## Recorded information
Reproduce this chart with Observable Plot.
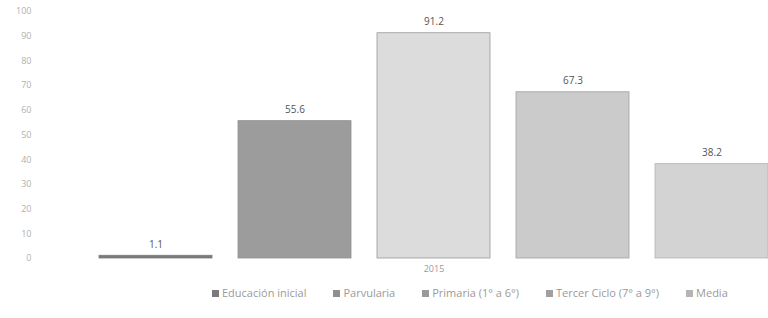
<!DOCTYPE html>
<html>
<head>
<meta charset="utf-8">
<script src="https://cdn.jsdelivr.net/npm/d3@7"></script>
<script src="https://cdn.jsdelivr.net/npm/@observablehq/plot@0.6"></script>
<style>
  html, body { margin: 0; padding: 0; background: #fff; }
  body { width: 768px; height: 318px; overflow: hidden; font-family: "Open Sans", sans-serif; }
  #legend { display: flex; gap: 27px; padding-left: 212px; margin-top: 5px; font-size: 11px; color: #9a9a9a; white-space: nowrap; }
  #legend span.sw { display: inline-block; width: 7px; height: 7px; margin-right: 3px; vertical-align: 0px; }
</style>
</head>
<body>
<div id="chart"></div>
<div id="legend"></div>
<script>
const year = "2015";
const categories = ["Educación inicial", "Parvularia", "Primaria (1° a 6°)", "Tercer Ciclo (7° a 9°)", "Media"];
const values = [1.1, 55.6, 91.2, 67.3, 38.2];
const colors = ["#7a7a7a", "#9c9c9c", "#dcdcdc", "#cbcbcb", "#d3d3d3"];
const edgeColors = ["#7a7a7a", "#8f8f8f", "#9a9a9a", "#a0a0a0", "#b5b5b5"];
const yTicks = [0, 10, 20, 30, 40, 50, 60, 70, 80, 90, 100];

const data = categories.map((c, i) => ({category: c, value: values[i]}));

const chart = Plot.plot({
  width: 768,
  height: 280,
  marginLeft: 40,
  marginRight: 0,
  marginTop: 11,
  marginBottom: 22,
  style: {fontFamily: "Open Sans, sans-serif", background: "#fff"},
  x: {domain: categories, paddingInner: 0.19, paddingOuter: 0.21, align: 1, axis: null},
  y: {domain: [0, 100], ticks: yTicks, axis: null},
  color: {domain: categories, range: colors},
  marks: [
    Plot.axisY({ticks: yTicks, tickSize: 0, dx: 0, label: null, textAnchor: "end", fontSize: 9, fill: "#b0b0b0", tickFormat: d => d}),
    Plot.barY(data, {x: "category", y: "value", fill: "category", stroke: (d, i) => edgeColors[i], strokeWidth: 0.8}),
    Plot.text(data, {x: "category", y: "value", text: d => d.value.toFixed(1), dy: -11, fontSize: 10, fill: "#555"}),
    Plot.text([year], {x: () => categories[2], y: () => 0, text: d => d, dy: 11, fontSize: 9, fill: "#999"})
  ]
});
document.getElementById("chart").appendChild(chart);

const legend = document.getElementById("legend");
categories.forEach((c, i) => {
  const item = document.createElement("div");
  item.innerHTML = `<span class="sw" style="background:${edgeColors[i]}"></span>${c}`;
  legend.appendChild(item);
});
</script>
</body>
</html>
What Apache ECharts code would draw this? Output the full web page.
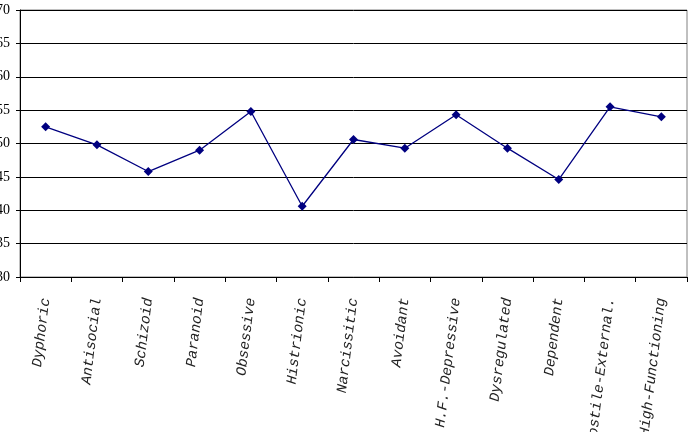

## To be done
Output the entries above exactly. Drop the pictures.

## Task output
Reproduce this chart with Observable Plot.
<!DOCTYPE html>
<html>
<head>
<meta charset="utf-8">
<script src="https://cdn.jsdelivr.net/npm/d3@7"></script>
<script src="https://cdn.jsdelivr.net/npm/@observablehq/plot@0.6"></script>
<style>
  html, body { margin: 0; padding: 0; background: #fff; }
  body { width: 768px; height: 318px; overflow: hidden; font-family: "Open Sans", sans-serif; }
  #legend { display: flex; gap: 27px; padding-left: 212px; margin-top: 5px; font-size: 11px; color: #9a9a9a; white-space: nowrap; }
  #legend span.sw { display: inline-block; width: 7px; height: 7px; margin-right: 3px; vertical-align: 0px; }
</style>
</head>
<body>
<div id="chart"></div>
<div id="legend"></div>
<script>
const year = "2015";
const categories = ["Educación inicial", "Parvularia", "Primaria (1° a 6°)", "Tercer Ciclo (7° a 9°)", "Media"];
const values = [1.1, 55.6, 91.2, 67.3, 38.2];
const colors = ["#7a7a7a", "#9c9c9c", "#dcdcdc", "#cbcbcb", "#d3d3d3"];
const edgeColors = ["#7a7a7a", "#8f8f8f", "#9a9a9a", "#a0a0a0", "#b5b5b5"];
const yTicks = [0, 10, 20, 30, 40, 50, 60, 70, 80, 90, 100];

const data = categories.map((c, i) => ({category: c, value: values[i]}));

const chart = Plot.plot({
  width: 768,
  height: 280,
  marginLeft: 40,
  marginRight: 0,
  marginTop: 11,
  marginBottom: 22,
  style: {fontFamily: "Open Sans, sans-serif", background: "#fff"},
  x: {domain: categories, paddingInner: 0.19, paddingOuter: 0.21, align: 1, axis: null},
  y: {domain: [0, 100], ticks: yTicks, axis: null},
  color: {domain: categories, range: colors},
  marks: [
    Plot.axisY({ticks: yTicks, tickSize: 0, dx: 0, label: null, textAnchor: "end", fontSize: 9, fill: "#b0b0b0", tickFormat: d => d}),
    Plot.barY(data, {x: "category", y: "value", fill: "category", stroke: (d, i) => edgeColors[i], strokeWidth: 0.8}),
    Plot.text(data, {x: "category", y: "value", text: d => d.value.toFixed(1), dy: -11, fontSize: 10, fill: "#555"}),
    Plot.text([year], {x: () => categories[2], y: () => 0, text: d => d, dy: 11, fontSize: 9, fill: "#999"})
  ]
});
document.getElementById("chart").appendChild(chart);

const legend = document.getElementById("legend");
categories.forEach((c, i) => {
  const item = document.createElement("div");
  item.innerHTML = `<span class="sw" style="background:${edgeColors[i]}"></span>${c}`;
  legend.appendChild(item);
});
</script>
</body>
</html>
What Apache ECharts code would draw this? Output the full web page.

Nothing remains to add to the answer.